DESCRIPTION OF THE CONTENTS:
Introduction to the concept of model identification: Data-based modelling; Black-Box and Gray-Box models
The mathematical framework: stochastic processes: Basic features (mean value; covariance function; spectrum); Practical estimation from measured data
Classes of Black-box linear models: AR/MA/ARMA; ARMAX; Analysis of stochastic processes with ARMA/ARMAX structure
The concept of optimal prediction: Canonical form; Optimality; Optimal prediction for ARMA/ARMAX processes
Identification from data of ARX/ARMAX models: LS identification; ML identification; Optimality; Design of Experiment; Optimal choice of model classes
Kalman filtering: The concept of SW-sensing; Linear Kalman filtering; Extended Kalman filter; Kalman filter for Gray-box identification
Data-preprocessing: Trend removal; Period-components removal; Missing-data
Practical examples - System Identification using Matlab
SECOND PART: DATA MINING
OBJECTIVES AND CONTENTS
The goal of the course is to provide the techniques for analysing massive amounts of data, discovering hidden relationships that can be useful to achieve deeper insights into an investigated domain and to predict future developments.
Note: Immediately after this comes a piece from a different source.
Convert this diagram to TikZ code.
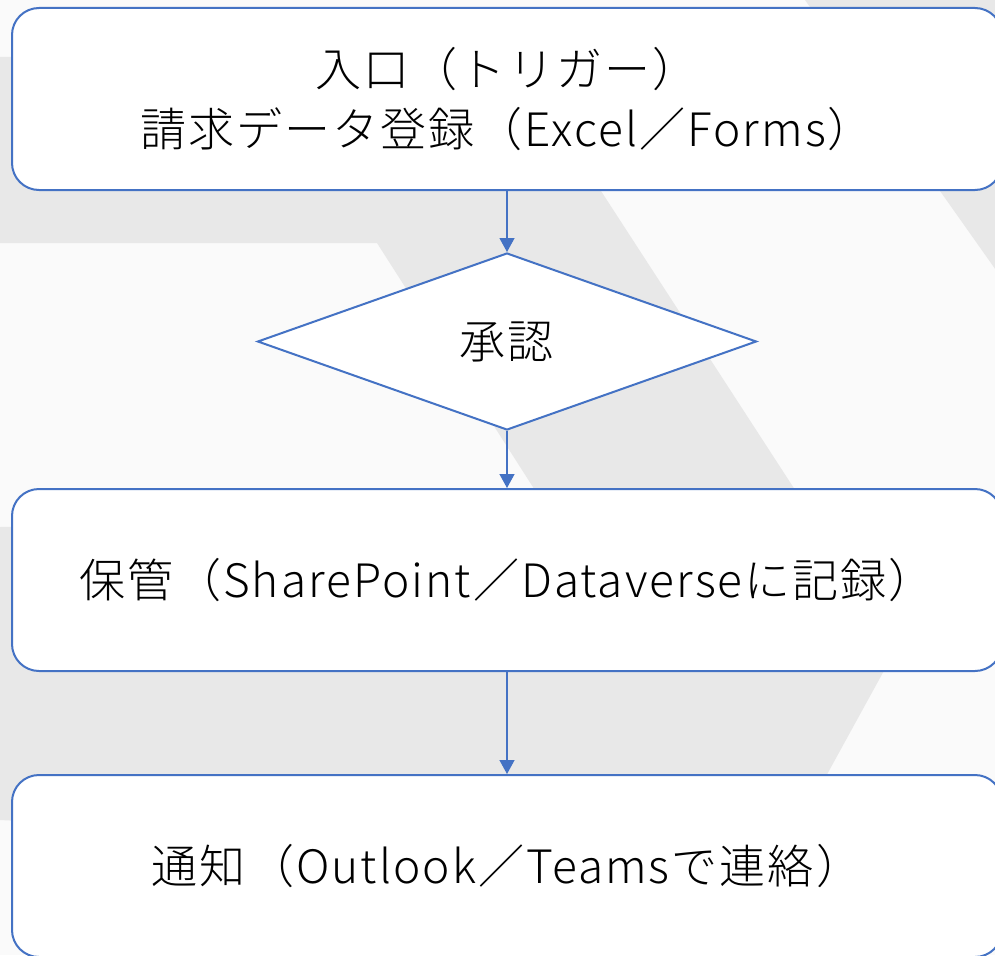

The course has both a theoretical and a practical flavour, and is focused on the following topics: the data mining process, data preparation and exploratory analysis, regression, classification, association rules, clustering.
DESCRIPTION OF THE CONTENTS
Definition of data mining. Models and methods for data mining. Data mining, classical statistics and OLAP.
Applications of data mining. Representation of input data. Data mining process. Analysis methodologies.
Data preparation and exploratory analysis
Data validation. Incomplete data. Data transformation. Standardization. Feature extraction. Data reduction. Sampling. Feature selection. Principal component analysis. Data discretization. Graphical analysis of categorical and numerical attributes. Measures of central tendency, dispersion, relative location for numerical attributes. Identification of outliers. Measures of heterogeneity for categorical attributes. Analysis of the empirical density. Summary statistics. Bivariate analysis. Measures of correlation. Contingency tables. Multivariate analysis.
Structure of regression models. Simple linear regression. Multiple linear regression. Assumptions on the residuals. Treatment of categorical predictive attributes. Ridge regression. Generalized linear regression. Normality and independence of the residuals. Significance of the coefficients. Analysis of variance. Coefficient of determination. Coefficient of linear correlation. Multicollinearity of the independent variables. Confidence and prediction limits. Selection of predictive variables.
Classification problems. Evaluation of classification models: Holdout method, repeated random sampling, cross-validation, confusion matrices, ROC curve charts, cumulative gain and lift charts. Classification trees. Bayesian methods. Logistic regression. Neural networks. Support vector machines: structural risk minimization, maximal margin hyperplane for linear separation, nonlinear separation.
Motivation and structure of association rules. Single-dimension association rules. Apriori algorithm. Generation of frequent itemsets. Generation of strong rules. General association rules.
Taxonomy of clustering methods. Affinity measures. Partition methods. K-means algorithm. K-medoids algorithm. Hierarchical methods. Agglomerative hierarchical methods. Divisive hierarchical methods. Evaluation of clustering models.